Reputation: 383
Can anyone help me solve this problem? I have a paragraph like this:
row.exact()
u'<tr bgcolor="#f5f9fc">\n\t\t\t<td valign="top" style="text-align:left;"><a href="/search/sites/ABB1836.asp">ABB</a></td>\n\t\t\t<td nowrap valign="top">+1 713 243 7160</td>\n\t\t\t<td valign="top" style="text-align:left;"><a href="http://www.abb.com" target="_blank">www.abb.com</a></td>\t\t\n\t\t</tr>'
I need to get the company name, telephone, and web. I'm trying this code:
row.xpath(".//td[1]").extract()
Yes it's ok, we can get this below:
[u'<td valign="top" style="text-align:left;"><a href="/search/sites/ABB1836.asp">ABB</a></td>']
It's still not the text I want, but when I try adding the code text(), I get nothing.
row.xpath(".//td[1]/text()").extract()
It only returns empty:
[]
Can someone tell me the reason for this? How can I solve this problem?
Upvotes: 0
Views: 73
Reputation: 193308
All the three fields company name, telephone, and web i.e. the texts ABB, +1 713 243 7160 and www.abb.com are within three different child <a>
nodes of three different parent <td>
nodes.

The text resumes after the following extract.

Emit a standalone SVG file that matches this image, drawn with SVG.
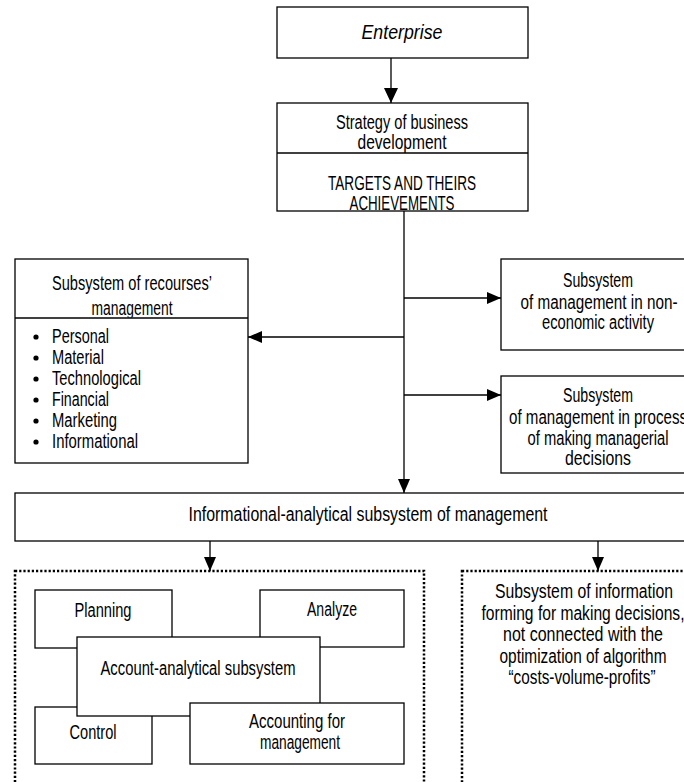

To extract the texts you can use the following solutions:
ABB
:
row.xpath(".//td[1]/a/text()").extract()
+1 713 243 7160
:
row.xpath(".//td[2]/a/text()").extract()
www.abb.com
:
row.xpath(".//td[3]/a/text()").extract()
Upvotes: 1
Reputation: 693
Try
//tr/td[1]/a/text() // for Company Name
//tr/td[2]/text() // Telephone
//tr/td[3]/a/text() // Website
Upvotes: 0